We can use sklearn’s DecisionTreeClassifier to build a classification tree. We’ll build an example using animals.csv. We represent each class using the numbers 0, 1 and 2.

0: Cat
1: Dog
2: Rabbit

This is the data we’ll be using.

import pandas as pd

data = pd.read_csv("animals.csv")
print(data)

To build our classification tree, we import it with the following:

from sklearn.tree import DecisionTreeClassifier

Then we create a DecisionTreeClassifier object:

tree = DecisionTreeClassifier(max_depth=height)

The max_depth is used to limit the height of the tree.

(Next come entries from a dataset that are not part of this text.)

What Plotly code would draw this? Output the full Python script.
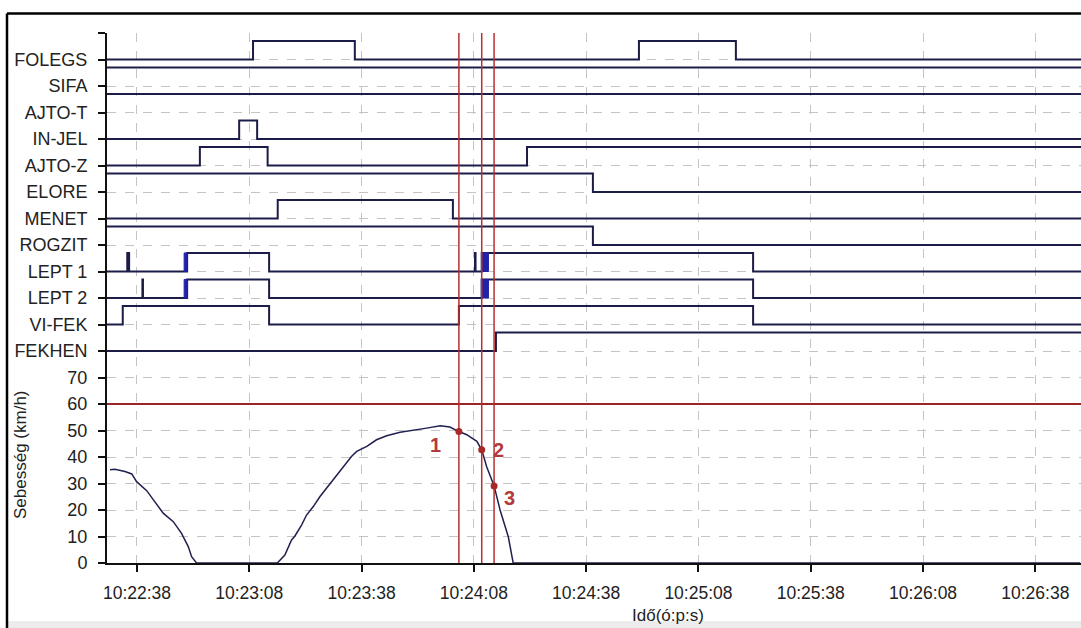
import plotly.graph_objects as go

# ---------------- data ----------------
# time in seconds after 10:22:38
tick_labels = ["10:22:38", "10:23:08", "10:23:38", "10:24:08", "10:24:38",
               "10:25:08", "10:25:38", "10:26:08", "10:26:38"]

signal_names = ["FOLEGS", "SIFA", "AJTO-T", "IN-JEL", "AJTO-Z", "ELORE",
                "MENET", "ROGZIT", "LEPT 1", "LEPT 2", "VI-FEK", "FEKHEN"]
signal_rows = [190, 180, 170, 160, 150, 140, 130, 120, 110, 100, 90, 80]
signal_start_state = [0, 1, 1, 0, 0, 1, 0, 1, 0, 0, 0, 0]

folegs_edges = [31.0, 58.2, 134.1, 160.0]
sifa_edges = []
ajto_t_edges = []
in_jel_edges = [27.3, 32.1]
ajto_z_edges = [16.8, 34.9, 104.2]
elore_edges = [121.8]
menet_edges = [37.6, 84.4]
rogzit_edges = [121.8]
lept1_edges = [-2.6, -2.1, 13.4, 35.3, 90.3, 90.45, 92.1, 164.6]
lept2_edges = [1.45, 1.6, 13.4, 35.3, 92.1, 164.6]
vi_fek_edges = [-3.8, 35.3, 86.0, 164.6]
fekhen_edges = [95.9]

# rapid toggling bursts (drawn as thick blue blocks)
burst_signal = ["LEPT 1", "LEPT 1", "LEPT 2", "LEPT 2"]
burst_start = [12.6, 92.1, 12.6, 92.0]
burst_end = [13.4, 93.9, 13.4, 93.9]

speed_t = [-7.2, -5.9, -3.2, -1.4, -0.1, 2.6, 4.4, 7.0, 9.7, 11.9, 13.7, 14.6, 15.9,
           37.5, 39.5, 41.3, 42.2, 44.0, 45.3, 47.1, 48.9, 51.1, 53.4, 55.6, 57.3,
           58.7, 61.4, 64.0, 66.7, 70.3, 73.8, 77.4, 81.0, 83.6, 86.0, 88.1, 90.8,
           92.1, 93.4, 95.4, 97.0, 99.2, 100.5, 252.0]
speed_v = [35.2, 35.4, 34.5, 33.6, 30.7, 27.3, 23.8, 18.8, 15.6, 11.2, 6.2, 2.4, 0,
           0, 3.0, 8.7, 10.2, 14.4, 18.1, 21.3, 25.1, 29.1, 33.3, 37.1, 40.2,
           42.1, 44.0, 46.5, 48.0, 49.3, 50.0, 50.9, 51.8, 51.3, 49.6, 48.4, 45.9,
           42.7, 36.4, 29.1, 20.0, 9.9, 0, 0]

speed_limit = 60
cursor_times = [86.0, 92.1, 95.4]
cursor_speeds = [49.6, 42.7, 29.1]
cursor_labels = ["1", "2", "3"]

speed_ticks = [0, 10, 20, 30, 40, 50, 60, 70]

# ---------------- layout constants ----------------
W, H = 1081, 628
ML, MR, MT, MB = 107, 0, 33, 65
X_MIN, X_MAX = -8.01, 252.2
Y_MIN, Y_MAX = 0, 200
HIGH = 7

SIG_COLOR = "#1c1c48"
RED = "#b53030"
FONT = "Liberation Sans, Arial, sans-serif"

edges = [folegs_edges, sifa_edges, ajto_t_edges, in_jel_edges, ajto_z_edges,
         elore_edges, menet_edges, rogzit_edges, lept1_edges, lept2_edges,
         vi_fek_edges, fekhen_edges]


def to_seconds(lbl):
    h, m, s = (int(p) for p in lbl.split(":"))
    h0, m0, s0 = (int(p) for p in tick_labels[0].split(":"))
    return (h * 3600 + m * 60 + s) - (h0 * 3600 + m0 * 60 + s0)


fig = go.Figure()

# signals as step lines
for name, base, st, ed in zip(signal_names, signal_rows, signal_start_state, edges):
    xs, ys = [X_MIN], [base + HIGH * st]
    state = st
    for t in ed:
        state = 1 - state
        xs.append(t)
        ys.append(base + HIGH * state)
    xs.append(X_MAX)
    ys.append(base + HIGH * state)
    fig.add_trace(go.Scatter(x=xs, y=ys, mode="lines", line=dict(color=SIG_COLOR, width=2, shape="hv"),
                             hoverinfo="skip", showlegend=False, name=name))

# bursts
for sig, a, b in zip(burst_signal, burst_start, burst_end):
    base = signal_rows[signal_names.index(sig)]
    fig.add_trace(go.Scatter(x=[a, b, b, a, a], y=[base, base, base + HIGH, base + HIGH, base],
                             mode="lines", fill="toself", fillcolor="#2222a8",
                             line=dict(color="#2222a8", width=1), hoverinfo="skip", showlegend=False))

# speed limit line
fig.add_trace(go.Scatter(x=[X_MIN, X_MAX], y=[speed_limit, speed_limit], mode="lines",
                         line=dict(color="#9a2525", width=2), hoverinfo="skip", showlegend=False))

# speed curve
fig.add_trace(go.Scatter(x=speed_t, y=speed_v, mode="lines", line=dict(color="#202050", width=1.5),
                         hoverinfo="skip", showlegend=False))

# cursors
for t in cursor_times:
    fig.add_trace(go.Scatter(x=[t, t], y=[Y_MIN, Y_MAX], mode="lines", line=dict(color=RED, width=1.5),
                             hoverinfo="skip", showlegend=False))

fig.add_trace(go.Scatter(x=cursor_times, y=cursor_speeds, mode="markers",
                         marker=dict(color="#a82828", size=7), hoverinfo="skip", showlegend=False))

label_shift = [(-23, -13), (17, 0), (15, -12)]
for t, v, lbl, (dx, dy) in zip(cursor_times, cursor_speeds, cursor_labels, label_shift):
    fig.add_annotation(x=t, y=v, text="<b>%s</b>" % lbl, showarrow=False, xshift=dx, yshift=dy,
                       xanchor="center", yanchor="middle",
                       font=dict(family=FONT, size=20, color="#b23a3a"))

# axes
ytickvals = speed_ticks + signal_rows[::-1] + [Y_MAX]
yticktext = [str(v) for v in speed_ticks] + signal_names[::-1] + [""]

fig.update_xaxes(range=[X_MIN, X_MAX], tickvals=[to_seconds(l) for l in tick_labels], ticktext=tick_labels,
                 showgrid=True, gridcolor="#c4c4c4", griddash="dash", gridwidth=1,
                 showline=True, linecolor="#111", linewidth=2, ticks="outside", ticklen=7,
                 tickcolor="#111", tickwidth=2, zeroline=False, ticklabelstandoff=6,
                 tickfont=dict(family=FONT, size=17.5, color="#222"))
fig.update_yaxes(range=[Y_MIN, Y_MAX], tickvals=ytickvals, ticktext=yticktext,
                 showgrid=True, gridcolor="#c4c4c4", griddash="dash", gridwidth=1,
                 showline=True, linecolor="#111", linewidth=2, ticks="outside", ticklen=7,
                 tickcolor="#111", tickwidth=2, zeroline=False, ticklabelstandoff=7,
                 tickfont=dict(family=FONT, size=18, color="#222"))

PW = W - ML - MR
PH = H - MT - MB


def px(xp):
    return (xp - ML) / PW


def py(yp):
    return (H - MB - yp) / PH


# axis titles
fig.add_annotation(xref="paper", yref="paper", x=px(20), y=py(455), text="Sebesség (km/h)", textangle=-90,
                   xanchor="center", yanchor="middle", showarrow=False,
                   font=dict(family=FONT, size=17, color="#222"))
fig.add_annotation(xref="paper", yref="paper", x=px(668), y=py(615), text="Idő(ó:p:s)",
                   xanchor="center", yanchor="middle", showarrow=False,
                   font=dict(family=FONT, size=17, color="#222"))

# frame
fig.add_shape(type="rect", xref="paper", yref="paper", x0=px(7), x1=px(W + 5), y0=py(621), y1=py(H + 5),
              line=dict(width=0), fillcolor="#ececec", layer="below")
fig.add_shape(type="line", xref="paper", yref="paper", x0=px(7), x1=px(W + 5), y0=py(13.5), y1=py(13.5),
              line=dict(color="#000", width=2.5))
fig.add_shape(type="line", xref="paper", yref="paper", x0=px(7), x1=px(7), y0=py(13.5), y1=py(H + 5),
              line=dict(color="#000", width=2.5))

fig.update_layout(width=W, height=H, margin=dict(l=ML, r=MR, t=MT, b=MB),
                  plot_bgcolor="#ffffff", paper_bgcolor="#ffffff", showlegend=False)

fig.write_html("out.html", config={"displayModeBar": False},
               post_script="document.body.style.margin='0';document.body.style.overflow='hidden';")
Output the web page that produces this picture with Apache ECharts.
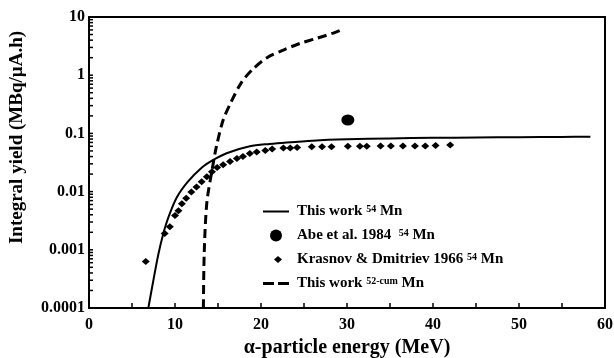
<!DOCTYPE html>
<html>
<head>
<meta charset="utf-8">
<script src="https://cdn.jsdelivr.net/npm/echarts@6/dist/echarts.min.js"></script>
<style>
  html, body { margin: 0; padding: 0; background: #fff; }
  #chart { width: 614px; height: 358px; }
</style>
</head>
<body>
<div id="chart"></div>
<script>
// This work 54Mn (solid curve)
var work54E = [6.9, 7.45, 8.06, 8.6, 9.2, 10.2, 11.5, 13.1, 14.4, 16, 18.7, 21, 23, 26, 30, 35, 40, 45, 50, 55, 58.3];
var work54Y = [0.0001, 0.00028, 0.00083, 0.0018, 0.0035, 0.0079, 0.0148, 0.0257, 0.0347, 0.0457, 0.06, 0.066, 0.07, 0.075, 0.079, 0.082, 0.084, 0.085, 0.086, 0.087, 0.088];

// Abe et al. 1984
var abeE = [30.1];
var abeY = [0.17];

// Krasnov & Dmitriev 1966
var krasE = [6.6, 8.8, 9.4, 10.0, 10.4, 10.8, 11.3, 11.9, 12.5, 13.1, 13.7, 14.3, 14.9, 15.6, 16.4, 17.2, 17.9, 18.7, 19.5, 20.5, 21.3,
             22.6, 23.4, 24.2, 25.9, 27.1, 28.2, 30.1, 31.5, 32.3, 33.9, 35.1, 36.5, 37.9, 39.1, 40.3, 42.0];
var krasY = [0.00063, 0.0019, 0.0025, 0.0039, 0.0047, 0.0062, 0.0077, 0.0098, 0.012, 0.0147, 0.018, 0.022, 0.026, 0.029, 0.033, 0.037, 0.040, 0.045, 0.048, 0.051, 0.054,
             0.056, 0.056, 0.057, 0.059, 0.059, 0.059, 0.060, 0.060, 0.060, 0.061, 0.061, 0.061, 0.061, 0.061, 0.062, 0.063];

// This work 52-cum Mn (dashed curve)
var work52E = [13.3, 13.4, 13.7, 14.3, 14.8, 15.6, 16.5, 17.7, 19, 20.7, 22.6, 24.5, 26.5, 28.4, 29.6];
var work52Y = [0.0001, 0.0009, 0.0064, 0.023, 0.058, 0.17, 0.34, 0.74, 1.25, 2.0, 2.7, 3.5, 4.3, 5.3, 6.2];

var xTicks = [0, 10, 20, 30, 40, 50, 60];
var xTickMarks = [5, 10, 15, 20, 25, 30, 35, 40, 45, 50, 55];
var yTickLabels = ['0.0001', '0.001', '0.01', '0.1', '1', '10'];

var FONT = '"Liberation Serif", "DejaVu Serif", serif';

function pairs(xs, ys) {
	var res = [];
	for (var i = 0; i < xs.length; i++) {
		res.push([xs[i], ys[i]]);
	}
	return res;
}

// log minor tick positions 1..9 x 10^n
var yTickValues = [];
for (var d = -4; d <= 0; d++) {
	for (var m = 1; m <= 9; m++) {
		yTickValues.push(+(m * Math.pow(10, d)).toPrecision(3));
	}
}

var legendText = {
	work54: 'This work {sup|54} Mn',
	abe: 'Abe et al. 1984  {sup|54} Mn',
	kras: 'Krasnov & Dmitriev 1966 {sup|54} Mn',
	work52: 'This work {sup|52-cum} Mn'
};

/**
 * 只画轴线的辅助轴
 */
function lineAxis(type, position) {
	var ax = {
		type: type,
		position: position,
		axisLine: { show: true, onZero: false, lineStyle: { color: '#000', width: 2 } },
		axisTick: { show: false },
		axisLabel: { show: false },
		splitLine: { show: false }
	};
	if (type === 'log') { ax.min = 0.0001; ax.max = 10; }
	else { ax.min = 0; ax.max = 60; ax.interval = 10; }
	return ax;
}

/**
 * 刻度线：按坐标轴换算位置画短线
 */
function tickRenderer(dx, dy) {
	return function(params, api) {
		var p = api.coord([api.value(0), api.value(1)]);
		return {
			type: 'line',
			shape: { x1: p[0], y1: p[1], x2: p[0] + dx, y2: p[1] + dy },
			style: { stroke: '#000', lineWidth: 1.5 }
		};
	};
}

var myChart = echarts.init(document.getElementById('chart'));

var option = {
	animation: false,
	backgroundColor: '#fff',
	grid: {
		left: 89, right: 9, top: 17, bottom: 50,
		containLabel: false,
		outerBoundsMode: 'none'
	},
	legend: {
		orient: 'vertical',
		left: 258,
		top: 199,
		itemWidth: 26,
		itemHeight: 12,
		itemGap: 9,
		symbolKeepAspect: true,
		data: [
			{ name: 'work54', icon: 'path://M0,0 L26,0 L26,2 L0,2 Z' },
			{ name: 'abe', icon: 'circle' },
			{ name: 'kras', icon: 'path://M0,0 L0.01,0 Z M8,2.5 L12,6 L8,9.5 L4,6 Z M0,12 L0.01,12 Z' },
			{ name: 'work52', icon: 'path://M0,0 L11,0 L11,3 L0,3 Z M15,0 L26,0 L26,3 L15,3 Z' }
		],
		formatter: function(name) {
			return legendText[name];
		},
		textStyle: {
			fontFamily: FONT,
			fontWeight: 'bold',
			fontSize: 15,
			color: '#000',
			padding: [0, 0, 0, 3],
			rich: {
				sup: {
					fontFamily: FONT,
					fontWeight: 'bold',
					fontSize: 10,
					color: '#000',
					verticalAlign: 'top',
					lineHeight: 10
				}
			}
		}
	},
	xAxis: [{
		type: 'value',
		position: 'bottom',
		min: 0, max: 60, interval: 10,
		name: 'α-particle energy (MeV)',
		nameLocation: 'middle',
		nameGap: 27,
		nameTextStyle: { fontFamily: FONT, fontWeight: 'bold', fontSize: 20, color: '#000' },
		axisLine: { show: false, onZero: false },
		axisTick: { show: false },
		splitLine: { show: false },
		axisLabel: {
			margin: 9,
			fontFamily: FONT, fontWeight: 'bold', fontSize: 16, color: '#000',
			formatter: function(v) { return xTicks.indexOf(v) >= 0 ? String(v) : ''; }
		}
	},
	lineAxis('value', 'top'),
	lineAxis('value', 'bottom')
	],
	yAxis: [{
		type: 'log',
		position: 'left',
		min: 0.0001, max: 10,
		name: 'Integral yield (MBq/µA.h)',
		nameLocation: 'middle',
		nameGap: 62,
		nameTextStyle: { fontFamily: FONT, fontWeight: 'bold', fontSize: 19, color: '#000', padding: [0, 0, 0, 50] },
		axisLine: { show: false, onZero: false },
		axisTick: { show: false },
		splitLine: { show: false },
		axisLabel: {
			margin: 4,
			fontFamily: FONT, fontWeight: 'bold', fontSize: 16, color: '#000',
			formatter: function(v) {
				var e = Math.round(Math.log(v) / Math.LN10);
				return yTickLabels[e + 4];
			}
		}
	},
	lineAxis('log', 'right'),
	lineAxis('log', 'left')
	],
	series: [
		{
			name: 'work54',
			type: 'line',
			data: pairs(work54E, work54Y),
			symbol: 'none',
			smooth: 0.3,
			lineStyle: { color: '#000', width: 2 },
			itemStyle: { color: '#000' },
			z: 3
		},
		{
			name: 'abe',
			type: 'scatter',
			data: pairs(abeE, abeY),
			symbol: 'circle',
			symbolSize: [13, 11],
			itemStyle: { color: '#000', opacity: 1 },
			z: 4
		},
		{
			name: 'kras',
			type: 'scatter',
			data: pairs(krasE, krasY),
			symbol: 'diamond',
			symbolSize: [8, 7],
			itemStyle: { color: '#000', opacity: 1 },
			z: 4
		},
		{
			name: 'work52',
			type: 'line',
			data: pairs(work52E, work52Y),
			symbol: 'none',
			smooth: 0.3,
			lineStyle: { color: '#000', width: 3, type: [9, 5] },
			itemStyle: { color: '#000' },
			z: 3
		},
		{
			name: 'yTicks',
			type: 'custom',
			silent: true,
			clip: false,
			z: 5,
			data: yTickValues.map(function(v) { return [0, v]; }),
			renderItem: tickRenderer(4, 0)
		},
		{
			name: 'xTicks',
			type: 'custom',
			silent: true,
			clip: false,
			z: 5,
			data: xTickMarks.map(function(v) { return [v, 0.0001]; }),
			renderItem: tickRenderer(0, -5)
		}
	]
};

myChart.setOption(option);
</script>
</body>
</html>
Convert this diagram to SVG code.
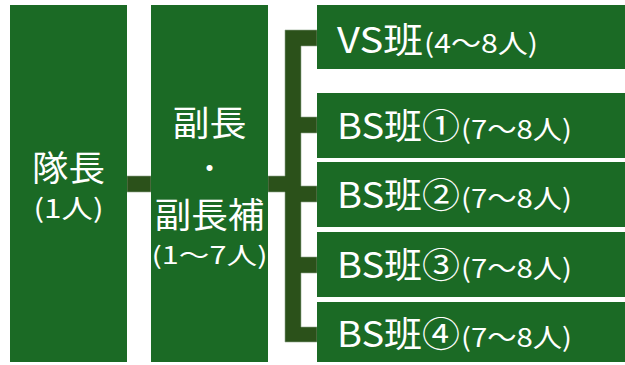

Finally, we fit the model to some data.

tree.fit(x, y)

We do this the same way we fit multiple columns when we performed multiple linear regression.

Note

x: must be a 2D array with n rows, one for each sample in the dataset and 1 column.
y: must be a 1D array with n values, one for each sample.

Here is a short example:

import pandas as pd
from sklearn.tree import DecisionTreeClassifier

data = pd.read_csv("animals.csv")
x = data[["Weight (kg)", "Tail Length (cm)", "Ear Length (cm)"]].to_numpy()
y = data["Class"].to_numpy()

tree = DecisionTreeClassifier(max_depth=3)
tree.fit(x, y)

print(tree)

To visualise our model we’ll use some help from export_graphviz and graphviz.

First we need to import them.

import graphviz

export_graphviz is a function inside sklearn.tree, so we can import this at the same time we import DecisionTreeClassifier.

from sklearn.tree import DecisionTreeClassifier, export_graphviz

First we extract out the information from our classification tree using export_graphviz.

tree_data = export_graphviz(
    tree,
    feature_names=[input_variables],
    class_names=[classses],
    rounded=True,
    impurity=False,
)

feature_names: We provide the column names that correspond it to columns in x used to fit the model.
class_names: Correspond to the class label in order 0, 1, …
rounded=True: Is an aesthetic choice. It means the nodes in the output image will have rounded corners.
impurity=False: Is another aesthetic choice and it means we don’t show the model purity. If you set it to True, it will display the gini index. A Gini index of 0 means the node is pure. The larger the value, the more impure the node is.

Finally we use the following to produce the tree.

graph = graphviz.Source(tree_data)
graph.render(filename, format="png")

Here is an example:

import pandas as pd
from sklearn.tree import DecisionTreeClassifier, export_graphviz
import graphviz

data = pd.read_csv("animals.csv")
x = data[["Weight (kg)", "Tail Length (cm)", "Ear Length (cm)"]].to_numpy()
y = data["Class"].to_numpy()

tree = DecisionTreeClassifier(max_depth=3)
tree.fit(x, y)

tree_data = export_graphviz(
    tree,
    feature_names=["Weight (kg)", "Tail Length (cm)", "Ear Length (cm)"],
    class_names=["Cat", "Dog", "Rabbit"],
    rounded=True,
    impurity=False,
)
graph = graphviz.Source(tree_data)
graph.render("Tree", format="png")